Archive for November 2006

Ontology learning and ontology-based software engineering

About a week and a half ago, I briefly met with Michel. I had a feeling of what I was going to do next, but wanted to know if he had particular suggestions. He told me to go ahead if I felt I knew what do, but, neverthless, he suggested I look into “ontology-based software engineering”.

I was talking earlier about concept extraction from source code. What I meant, in fact, is ontology extraction. An ontology, in this context, is a “specification of a conceptualisation of a knowledge domain”. Stated another way, it represents concepts and links between them for a given topic. For example, an ontology about computers could have concepts “laptop”, “desktop” and “server” specified as children of the concept “computer”, “children of” being a type of relation.

They (ontologies) have many uses, providing a common base of exchange on a given topic, like a protocol. As they are very formal things, computer programs can analyze them and “reason” with the data they provide.

It turns out a lot of research has been/is going into ontologies. Ontology-based software engineering is an important area of it. In fact, there’s a workshop on a strongly related topic being held at this very moment, the 2nd International Workshop on Semantic Web Enabled Software Engineering. Ontologies are a very important component of what is called the Semantic Web (see an intro here), and therefore a lot of the presentations are concerned with them.

(One paper is particularly interesting for those wanting to know how they might be of use in software engineering, by the way: Applications of Ontologies in Software Engineering.)

The idea of automatically extracting and learning ontologies from texts and other sources is not new (see a survey here). Doing it on software projects isn’t totally new either, but it looks rather fresh. A few papers I could find are directly concerned with it:

  1. Extracting Ontologies from Legacy Systems for Understanding and Re-Engineering
  2. Learning Ontologies from Software Artifacts: Exploring and Combining Multiple Choices
  3. Extracting Ontologies from Software Documentation: a Semi-Automatic Method and its Evaluation

Software is a very structured thing. And with this structure comes meaning. If function F1 calls function F2, we could say F1 needs F2. That’s a relation, right there. If class C1 inherits from class C2, well, C1, as a concept, could be seen as a subconcept of C2. Some of those relation almost directly map to ontological relations. The paper OWL vs. Object Oriented Programming explores some of those mappings.

When learning ontologies, though, we’re more interested in high level concepts, “graphical user interface” instead of “GUIClass”, or, worse, a bunch of functions with ten-feet-long names doing that particular job. So it isn’t as simple as creating a graph of function calls. As this paper puts it, we need to link the “structural component” to the “domain component”.

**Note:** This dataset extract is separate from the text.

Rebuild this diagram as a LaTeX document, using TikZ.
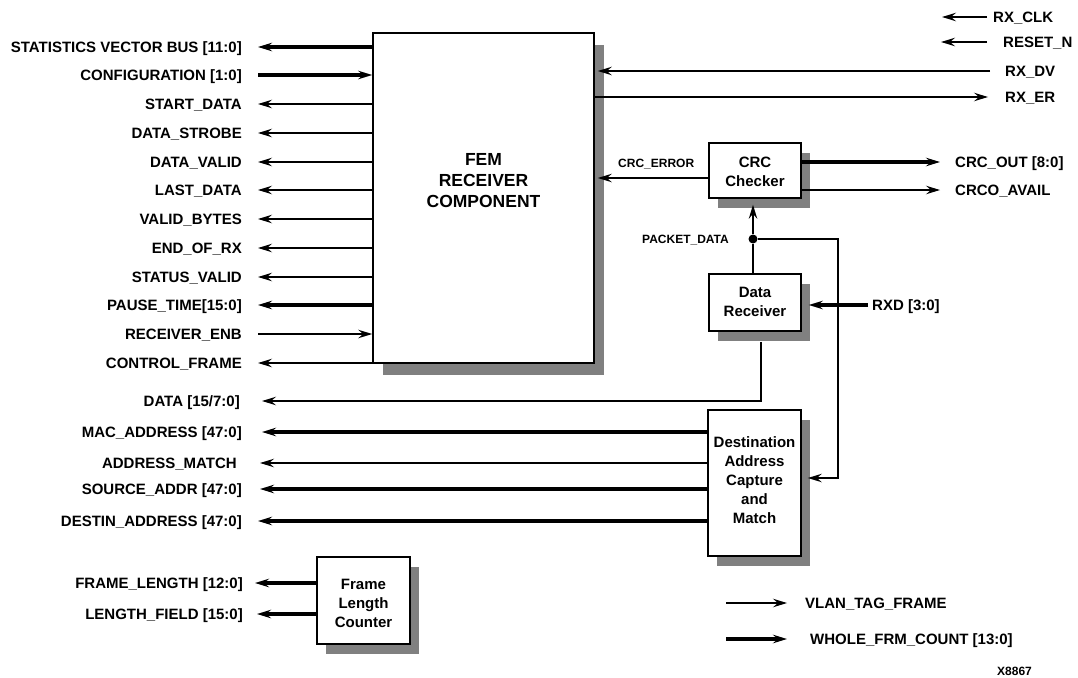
\documentclass[tikz,border=0pt]{standalone}
\usepackage{fontspec}
\setmainfont{Liberation Sans}
\usetikzlibrary{arrows.meta,shadows,calc}
\definecolor{shadowc}{RGB}{128,128,128}
\tikzset{
  sarr/.tip={Stealth[length=14pt,width=8.5pt,inset=5pt]},
  sigline/.style={line width=1.3pt},
  busline/.style={line width=3.2pt},
  lbl/.style={inner sep=0pt, font=\fontsize{15}{18}\selectfont\bfseries, text height=10.7pt, text depth=0pt},
  lbll/.style={lbl, anchor=east},
  lblr/.style={lbl, anchor=west},
  small/.style={inner sep=0pt, font=\fontsize{12}{14}\selectfont\bfseries, text height=8.6pt, text depth=0pt},
  block/.style={draw, line width=1.6pt, fill=white, inner sep=0pt},
  shd/.style={drop shadow={shadow xshift=9pt, shadow yshift=-10pt, fill=shadowc, opacity=1}},
  shdbig/.style={drop shadow={shadow xshift=10pt, shadow yshift=-12pt, fill=shadowc, opacity=1}},
  btext/.style={inner sep=0pt, align=center, anchor=north, font=\fontsize{15}{19}\selectfont\bfseries},
  femtext/.style={inner sep=0pt, align=center, anchor=north, font=\fontsize{17.5}{21}\selectfont\bfseries},
  jdot/.style={circle, fill=black, inner sep=0pt, minimum size=9pt},
}
\begin{document}
\begin{tikzpicture}[x=1pt,y=-1pt]
\useasboundingbox (0,0) rectangle (1078,677);

% ---------- blocks ----------
\node[block, shdbig, minimum width=221pt, minimum height=330pt] (fem) at (483.5,198) {};
\node[femtext] (femt) at (483.5,153.5) {FEM\\RECEIVER\\COMPONENT};

\node[block, shd, minimum width=92pt, minimum height=55pt] (crc) at (755,170.5) {};
\node[btext] (crct) at (755,157) {CRC\\Checker};

\node[block, shd, minimum width=92pt, minimum height=57pt] (dr) at (755,302.5) {};
\node[btext] (drt) at (755,287) {Data\\Receiver};

\node[block, shd, minimum width=93pt, minimum height=146pt] (dest) at (754.5,483) {};
\node[btext] (destt) at (754.5,436) {Destination\\Address\\Capture\\and\\Match};

\node[block, shd, minimum width=93pt, minimum height=87pt] (flc) at (363.5,600.5) {};
\node[btext] (flct) at (363.5,579) {Frame\\Length\\Counter};

% ---------- left side of FEM ----------
\coordinate (c1) at (258,47);  \node[lbll] (t1) at (242,47) {STATISTICS VECTOR BUS [11:0]};
\draw[busline,-sarr] (fem.west |- c1) -- (c1);
\coordinate (c2) at (258,75);  \node[lbll] (t2) at (242,75) {CONFIGURATION [1:0]};
\draw[busline,-sarr] (c2) -- (fem.west |- c2);
\coordinate (c3) at (258,104); \node[lbll] (t3) at (242,104) {START\_DATA};
\draw[sigline,-sarr] (fem.west |- c3) -- (c3);
\coordinate (c4) at (258,133); \node[lbll] (t4) at (242,133) {DATA\_STROBE};
\draw[sigline,-sarr] (fem.west |- c4) -- (c4);
\coordinate (c5) at (258,162); \node[lbll] (t5) at (242,162) {DATA\_VALID};
\draw[sigline,-sarr] (fem.west |- c5) -- (c5);
\coordinate (c6) at (258,190); \node[lbll] (t6) at (242,190) {LAST\_DATA};
\draw[sigline,-sarr] (fem.west |- c6) -- (c6);
\coordinate (c7) at (258,219); \node[lbll] (t7) at (242,219) {VALID\_BYTES};
\draw[sigline,-sarr] (fem.west |- c7) -- (c7);
\coordinate (c8) at (258,248); \node[lbll] (t8) at (242,248) {END\_OF\_RX};
\draw[sigline,-sarr] (fem.west |- c8) -- (c8);
\coordinate (c9) at (258,277); \node[lbll] (t9) at (242,277) {STATUS\_VALID};
\draw[sigline,-sarr] (fem.west |- c9) -- (c9);
\coordinate (c10) at (258,305); \node[lbll] (t10) at (242,305) {PAUSE\_TIME[15:0]};
\draw[busline,-sarr] (fem.west |- c10) -- (c10);
\coordinate (c11) at (258,334); \node[lbll] (t11) at (242,334) {RECEIVER\_ENB};
\draw[sigline,-sarr] (c11) -- (fem.west |- c11);
\coordinate (c12) at (258,363); \node[lbll] (t12) at (242,363) {CONTROL\_FRAME};
\draw[sigline,-sarr] (fem.west |- c12) -- (c12);

% ---------- right side of FEM ----------
\coordinate (rclk) at (987,17); \coordinate (rclke) at (942,17);
\node[lblr] (rclkt) at (993,17) {RX\_CLK};
\draw[sigline,-sarr] (rclk) -- (rclke);
\coordinate (rrst) at (987,42); \coordinate (rrste) at (941,42);
\node[lblr] (rrstt) at (1003,42) {RESET\_N};
\draw[sigline,-sarr] (rrst) -- (rrste);
\coordinate (rdv) at (990,71);
\node[lblr] (rdvt) at (1005,71) {RX\_DV};
\draw[sigline,-sarr] (rdv) -- ($(fem.east |- rdv)+(3,0)$);
\coordinate (rer) at (988,97);
\node[lblr] (rert) at (1005,97) {RX\_ER};
\draw[sigline,-sarr] (fem.east |- rer) -- (rer);

% ---------- CRC checker ----------
\coordinate (crcerr) at (0,178);
\draw[sigline,-sarr] (crc.west |- crcerr) -- ($(fem.east |- crcerr)+(3,0)$);
\node[small, anchor=west] (crcerrt) at (618,163) {CRC\_ERROR};
\coordinate (cout) at (940,162);
\node[lblr] (coutt) at (955,162) {CRC\_OUT [8:0]};
\draw[busline,-sarr] (crc.east |- cout) -- (cout);
\coordinate (cav) at (940,190);
\node[lblr] (cavt) at (955,190) {CRCO\_AVAIL};
\draw[sigline,-sarr] (crc.east |- cav) -- (cav);

% ---------- packet data ----------
\node[jdot] (pd) at (753,239) {};
\node[small, anchor=east] (pdt) at (729,239) {PACKET\_DATA};
\draw[sigline] (dr.north -| pd) -- (pd);
\draw[sigline,-sarr] (pd) -- ($(crc.south -| pd)+(0,6)$);
\coordinate (bend) at (838,478);
\draw[sigline,-sarr] (pd) -| (bend) -- ($(dest.east |- bend)+(6,0)$);

% ---------- data receiver ----------
\coordinate (rxd) at (868,305);
\node[lblr] (rxdt) at (872,305) {RXD [3:0]};
\draw[busline,-sarr] (rxd) -- ($(dr.east |- rxd)+(7,0)$);
\coordinate (dbend) at (761,401);
\coordinate (dout) at (262,401);
\node[lbll] (doutt) at (240,401) {DATA [15/7:0]};
\draw[sigline,-sarr] ($(dr.south -| dbend)+(0,10)$) -- (dbend) -- (dout);

% ---------- destination ----------
\coordinate (m1) at (262,432); \node[lbll] (m1t) at (242,432) {MAC\_ADDRESS [47:0]};
\draw[busline,-sarr] (dest.west |- m1) -- (m1);
\coordinate (m2) at (260,463); \node[lbll] (m2t) at (237,463) {ADDRESS\_MATCH};
\draw[sigline,-sarr] (dest.west |- m2) -- (m2);
\coordinate (m3) at (260,489); \node[lbll] (m3t) at (242,489) {SOURCE\_ADDR [47:0]};
\draw[busline,-sarr] (dest.west |- m3) -- (m3);
\coordinate (m4) at (258,521); \node[lbll] (m4t) at (242,521) {DESTIN\_ADDRESS [47:0]};
\draw[busline,-sarr] (dest.west |- m4) -- (m4);

% ---------- frame length counter ----------
\coordinate (f1) at (255,583); \node[lbll] (f1t) at (243,583) {FRAME\_LENGTH [12:0]};
\draw[busline,-sarr] (flc.west |- f1) -- (f1);
\coordinate (f2) at (257,614); \node[lbll] (f2t) at (243,614) {LENGTH\_FIELD [15:0]};
\draw[busline,-sarr] (flc.west |- f2) -- (f2);

% ---------- legend ----------
\coordinate (v1) at (726,603); \coordinate (v2) at (787,603);
\draw[sigline,-sarr] (v1) -- (v2);
\node[lblr] (vt) at (805,603) {VLAN\_TAG\_FRAME};
\coordinate (w1) at (726,639); \coordinate (w2) at (787,639);
\draw[busline,-sarr] (w1) -- (w2);
\node[lblr] (wt) at (810,639) {WHOLE\_FRM\_COUNT [13:0]};

\node[small, anchor=west] (xid) at (997,671) {X8867};
\end{tikzpicture}
\end{document}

In that particular direction, some interesting work is presented in the second paper in the list above. Their approach is to merge words from multiple sources, structured (eg. source code) and unstructured (eg. mailing lists) and then do some filtering magic to select the main concepts forming the ontology (they explain it better in the paper 😛 ). Writing about their future work, they mention, as that other paper above, exploiting inheritance for IS-A relationships.

* * *

Finally, coming back to my orienteering problem. In that approach I talked about in previous posts, the accent was on word frequencies, much less on structure. As there seems to be a lot of potential in exploiting the structure of software to infer structure in the “domain component”, I think that’s where I’ll be heading. Next, I’ll probably post about what particular approach I’ll be taking.